Um turbilhão de letras
Nos cadernos que deixou, Cora Coralina apresenta uma outra técnica que não é tão conhecida da maioria das pessoas. Boa parte de sua produção brotava, primeiramente, em prosa poética, sem separação de versos, para só depois ganhar a forma de estrofes. Era como se fosse um turbilhão que ela precisasse colocar para fora e, só depois, retrabalhá-lo com outro tipo de forma. “Cora só começou a escrever poesias quando ela se deu o direito de se libertar da métrica. Antes, escrevia apenas contos e crônicas”, contextualiza Marlene. Mais uma pista de como funcionava sua criação.
Na página 24 do caderno 32, Cora começa uma poesia, mas escreve apenas a primeira frase: “Não sei se alguém”. O restante da folha ficou em branco. Naquele momento, parece ter havido uma série de tentativas infrutíferas para continuar o trabalho, já que as três folhas seguintes do caderno foram arrancadas pela própria autora. Só depois ela recomeça alguns versos, já com outra caneta. “Ela dizia que sua cabeça era um porãozinho, de onde retirava suas lembranças para escrever”, pontua Marlene Velasco. Uma explicação para o tom autobiográfico que ela imprimiu em suas obras.
Além dos que integram o acervo do Museu Casa de Cora, há outros cadernos da poeta em posse de familiares, sobretudo de sua filha Vicência Bretas, a única de sua prole ainda viva. De forma póstuma, outros livros da escritora foram autorizados a chegar às prateleiras, mas em doses homeopáticas. A família mostra-se conservadora na gestão desse legado. A julgar pela quantidade de material que está nestes cadernos, cada um composto como se fosse um livro, é fácil deduzir que a maior parte da obra de Cora está inédita. Ainda há muito ouro nas margens do Rio Vermelho.
Poesia com gosto de saudade
A forma orgânica de Cora Coralina expressar seu imaginário em versos é fundamental para explicar o nicho em que a autora se situa no espectro da literatura brasileira. Poeta da terra e das coisas simples, ela é um dos nomes mais proeminentes nesta linha, ao lado de autores como Manoel de Barros e Adélia Prado. Aquela voz que vem do interior sem ser artificial, que se comunica com a natureza sem afetações, que usa da simplicidade da linguagem e do instinto para traduzir sensações, lembranças, metaforizar o ambiente e a vida a um só tempo.

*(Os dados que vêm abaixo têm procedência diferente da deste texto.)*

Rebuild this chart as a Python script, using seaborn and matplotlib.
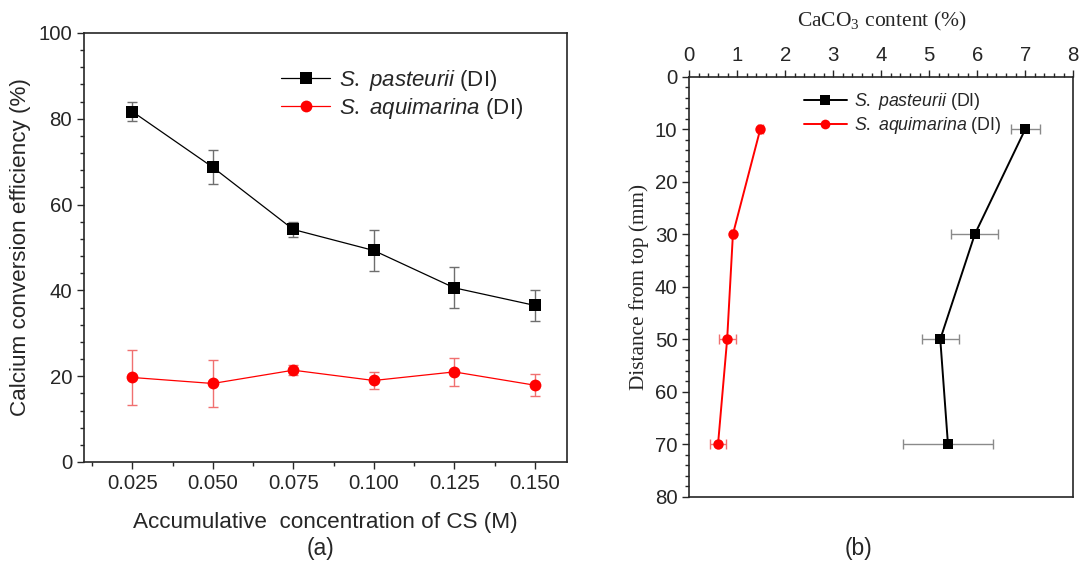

Outra característica desse estilo é recorrer à própria biografia para nortear tal produção poética, tomando experiências até mesmo da infância para compor uma lírica específica. Seus parentes e pessoas importantes de sua juventude na cidade de Goiás desfilam por seus poemas, ganhando contornos quase inefáveis. “Meu tio Jacinto era muito inteligente, astucioso e aluado, dizia a gente do terreiro”, descreve. Como se fossem crônicas poéticas, ela percorre os desvãos da memória para coletar formas de falar e agir de seus antepassados, de anônimos que integraram seu cotidiano.
“Maria, das muitas que rolam pelo mundo. Maria pobre. Não tem casa nem morada. Vive como quer. Tem seu mundo e suas vaidades. Suas trouxas e seus botões”. Assim ela delineia Maria Grampinho, a “inquilina da Casa Velha da Ponte”, como definia. A mulher que se arranjava na varanda ou no porão da residência e que morreu poucos meses depois de Cora, após décadas de uma convivência dada e recebida como natural, sem vínculos de parentesco e sim de afetos, tem hoje uma foto no Museu Casa de Cora. Formava, também, o estoque de tipos humanos da poeta.
Os professores que teve – Mestra Silvina, Irmã Úrsula – ganham destaque nesses percursos um tanto erráticos, mas totalmente sinceros que ela faz por seu passado, construindo uma poesia com gosto de saudade. “Minha escola primária. Minha memória reverencia minha velha Mestra. Nas minhas festivas noites de autógrafos, minhas colunas de jornais e livros, está sempre presente minha escola primária. Eu era a menina do banco das mais atrasadas”, confessa em versos. Esse hábito de se autodepreciar em algumas questões – na beleza, por exemplo – deixa tudo ainda mais autêntico.
Da comida, que passava pelos doces aos cereais, às pessoas do tempo antigo, como gostava de dizer, Cora Coralina elege suas referências mais cotidianas para demonstrar o que de fato lhe movia a escrever. Sua casa da ponte era inspiração. As pedras de Vila Boa, as correntes do Rio Vermelho eram seu espaço. “Voltei. Ninguém me conhecia. Nem eu reconhecia alguém. Quarenta e cinco anos decorridos”, pondera. Um tempo de afastamento que ela transformou em poesia. Por meio de confissões, Aninha trilhou esse caminho poético, de becos e pontes, tortuosos e sólidos.